** Dataset entries **
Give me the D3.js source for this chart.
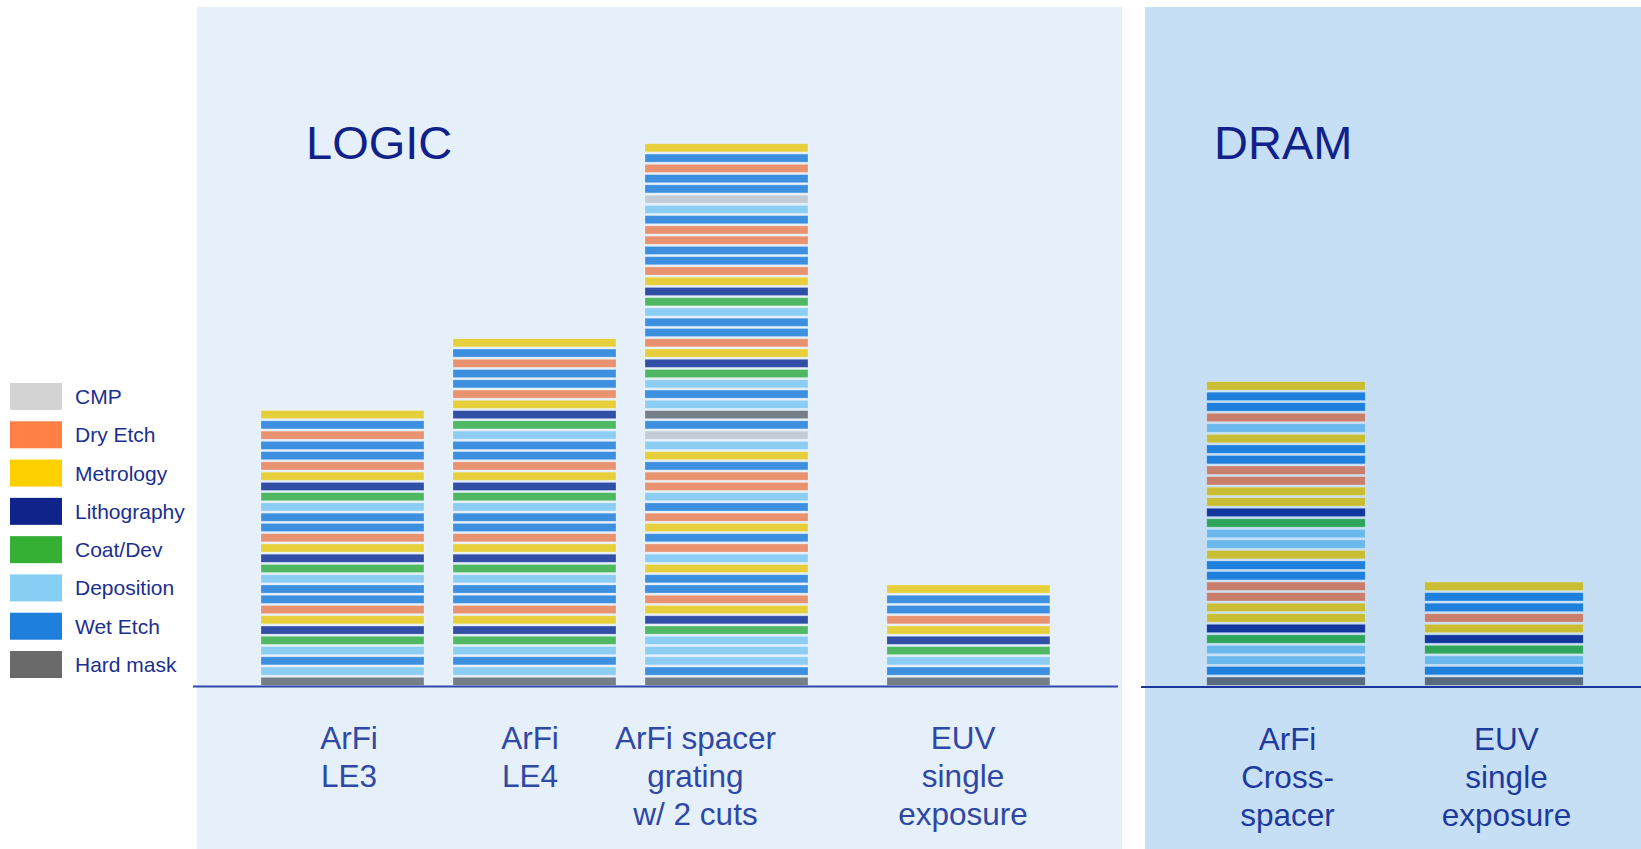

---

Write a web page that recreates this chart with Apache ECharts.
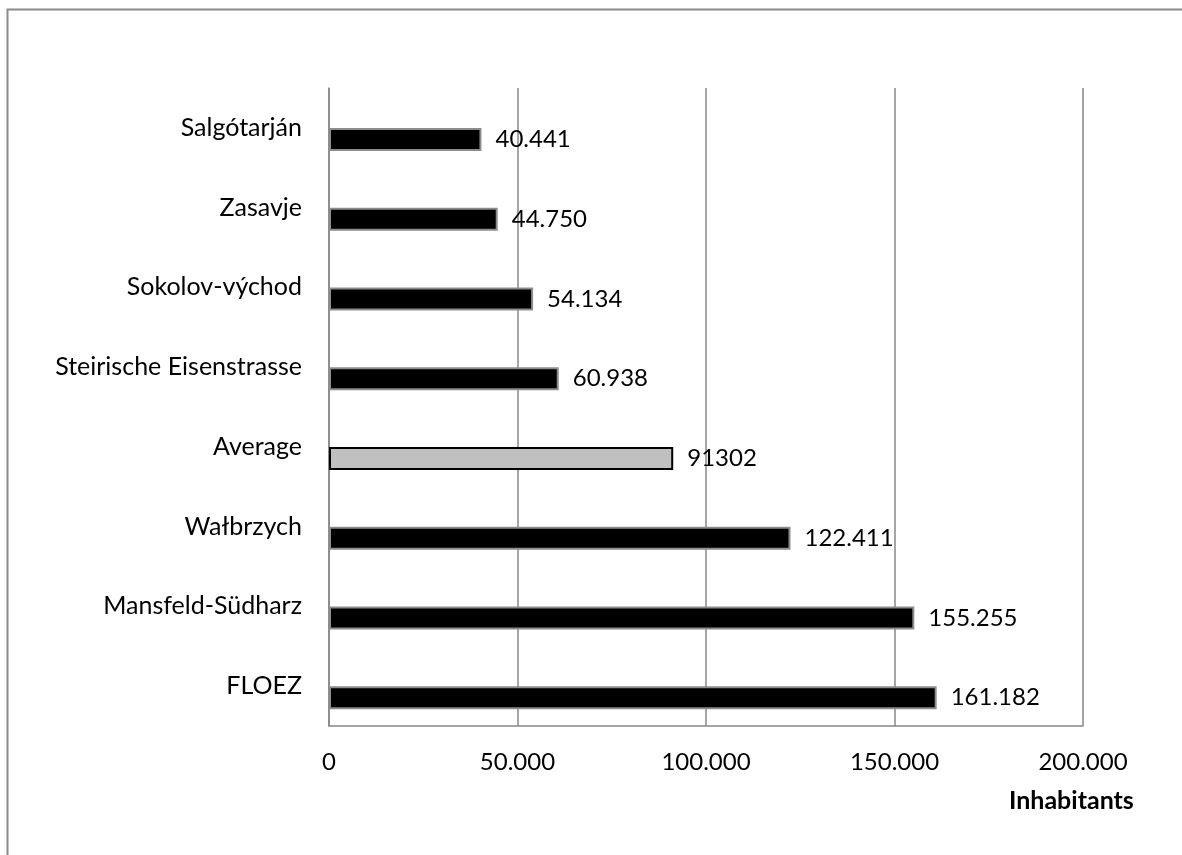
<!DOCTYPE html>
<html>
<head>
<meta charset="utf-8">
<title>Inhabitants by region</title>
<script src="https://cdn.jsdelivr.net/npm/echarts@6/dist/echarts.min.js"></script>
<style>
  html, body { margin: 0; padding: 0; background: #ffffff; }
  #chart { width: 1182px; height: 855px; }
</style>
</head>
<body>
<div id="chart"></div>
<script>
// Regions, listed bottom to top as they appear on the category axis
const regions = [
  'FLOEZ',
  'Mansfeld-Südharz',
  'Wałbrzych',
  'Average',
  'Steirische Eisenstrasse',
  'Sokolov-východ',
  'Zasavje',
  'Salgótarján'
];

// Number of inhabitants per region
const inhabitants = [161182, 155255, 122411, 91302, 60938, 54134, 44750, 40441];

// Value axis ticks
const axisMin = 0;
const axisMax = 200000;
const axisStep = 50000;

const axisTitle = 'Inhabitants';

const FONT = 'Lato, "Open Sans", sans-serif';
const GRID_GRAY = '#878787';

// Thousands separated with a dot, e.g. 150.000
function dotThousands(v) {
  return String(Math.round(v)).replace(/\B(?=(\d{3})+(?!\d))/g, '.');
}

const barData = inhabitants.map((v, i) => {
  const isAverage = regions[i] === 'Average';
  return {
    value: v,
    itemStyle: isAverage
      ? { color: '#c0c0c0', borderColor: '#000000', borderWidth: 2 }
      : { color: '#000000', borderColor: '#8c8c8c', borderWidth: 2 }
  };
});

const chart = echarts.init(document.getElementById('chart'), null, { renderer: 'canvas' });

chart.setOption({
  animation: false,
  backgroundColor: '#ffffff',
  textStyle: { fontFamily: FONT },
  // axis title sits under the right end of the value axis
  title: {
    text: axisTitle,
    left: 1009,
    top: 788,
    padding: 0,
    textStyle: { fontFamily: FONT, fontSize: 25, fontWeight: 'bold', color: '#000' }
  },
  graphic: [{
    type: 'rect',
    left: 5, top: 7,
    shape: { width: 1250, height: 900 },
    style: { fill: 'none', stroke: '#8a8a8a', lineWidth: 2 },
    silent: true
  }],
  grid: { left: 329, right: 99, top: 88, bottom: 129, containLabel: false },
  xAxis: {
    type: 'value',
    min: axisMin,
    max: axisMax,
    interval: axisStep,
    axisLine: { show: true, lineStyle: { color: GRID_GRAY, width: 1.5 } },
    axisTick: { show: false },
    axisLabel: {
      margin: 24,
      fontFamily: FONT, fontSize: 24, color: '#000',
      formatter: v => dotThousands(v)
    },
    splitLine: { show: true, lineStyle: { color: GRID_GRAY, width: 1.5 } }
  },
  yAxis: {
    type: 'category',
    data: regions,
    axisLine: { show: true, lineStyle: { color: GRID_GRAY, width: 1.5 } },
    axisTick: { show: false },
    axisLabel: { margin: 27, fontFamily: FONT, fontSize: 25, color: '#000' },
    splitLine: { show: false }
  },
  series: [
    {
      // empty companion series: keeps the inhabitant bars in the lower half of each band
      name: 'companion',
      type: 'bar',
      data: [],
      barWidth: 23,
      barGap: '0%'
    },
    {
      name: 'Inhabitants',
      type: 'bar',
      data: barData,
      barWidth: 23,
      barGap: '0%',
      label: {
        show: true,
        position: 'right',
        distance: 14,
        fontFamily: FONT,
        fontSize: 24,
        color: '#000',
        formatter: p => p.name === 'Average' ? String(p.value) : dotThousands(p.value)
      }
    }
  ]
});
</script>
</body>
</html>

...

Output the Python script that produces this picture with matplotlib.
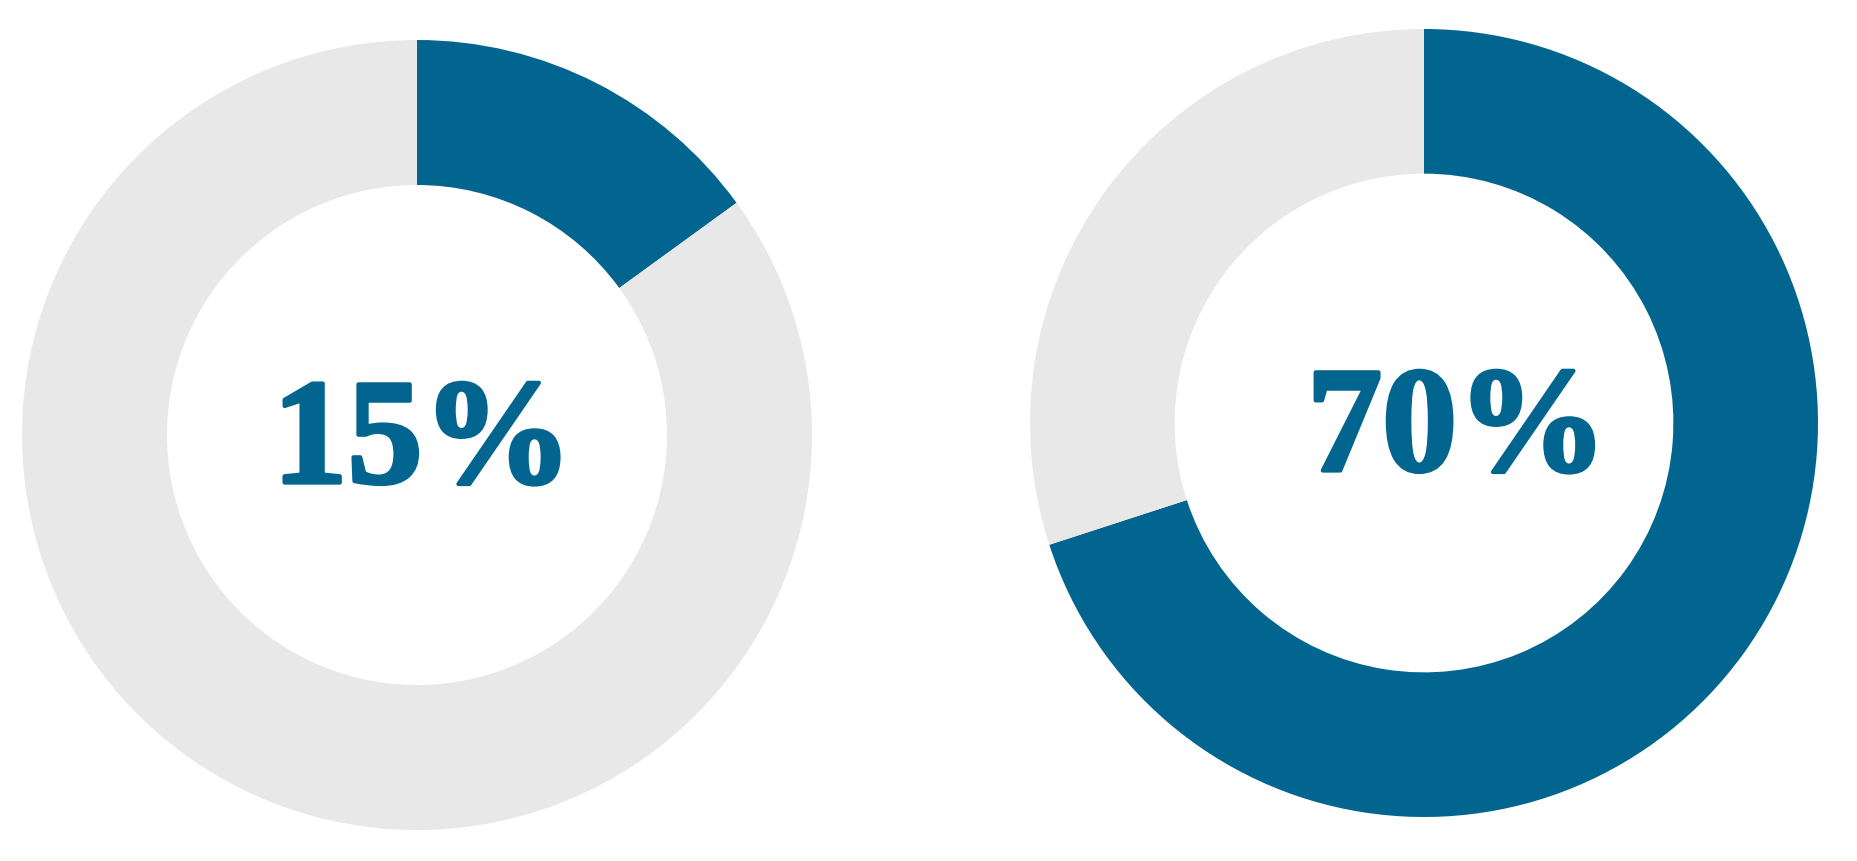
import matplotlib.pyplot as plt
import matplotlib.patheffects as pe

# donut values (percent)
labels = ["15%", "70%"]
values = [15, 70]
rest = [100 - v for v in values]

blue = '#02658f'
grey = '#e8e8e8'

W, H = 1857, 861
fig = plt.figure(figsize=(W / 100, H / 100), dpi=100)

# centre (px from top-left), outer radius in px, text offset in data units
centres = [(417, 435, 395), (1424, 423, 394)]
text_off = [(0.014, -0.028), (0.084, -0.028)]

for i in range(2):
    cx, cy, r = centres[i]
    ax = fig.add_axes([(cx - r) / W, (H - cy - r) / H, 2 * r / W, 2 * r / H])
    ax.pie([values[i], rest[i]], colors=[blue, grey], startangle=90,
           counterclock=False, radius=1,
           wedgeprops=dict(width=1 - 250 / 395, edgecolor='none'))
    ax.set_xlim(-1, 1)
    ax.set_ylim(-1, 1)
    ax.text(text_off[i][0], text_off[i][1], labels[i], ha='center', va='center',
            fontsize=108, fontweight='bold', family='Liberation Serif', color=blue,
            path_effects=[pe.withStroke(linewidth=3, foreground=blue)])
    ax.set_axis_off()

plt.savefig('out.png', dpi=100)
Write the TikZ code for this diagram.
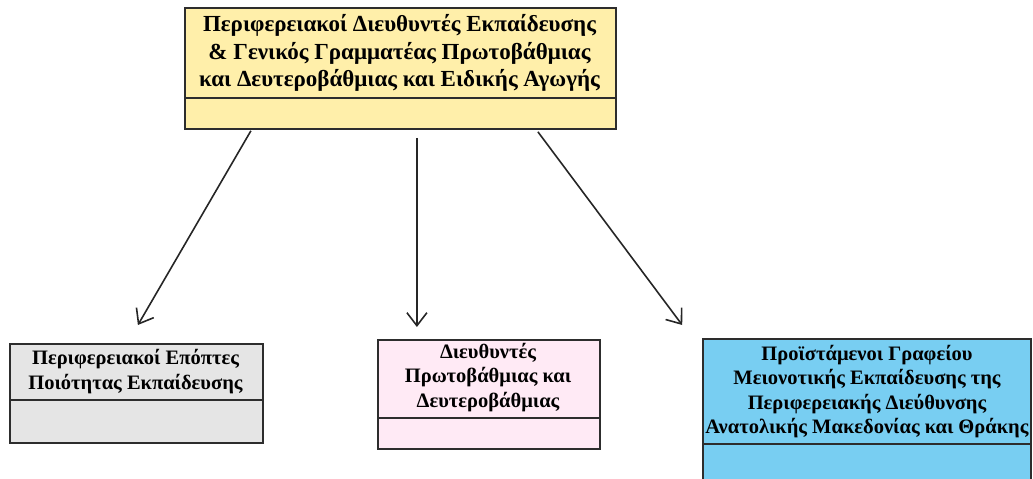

** Set task **
Find the word "Write" in the data and show each line that holds it.

** Answer below **
Write a web page that recreates this chart with Apache ECharts.
Write the TikZ code for this diagram.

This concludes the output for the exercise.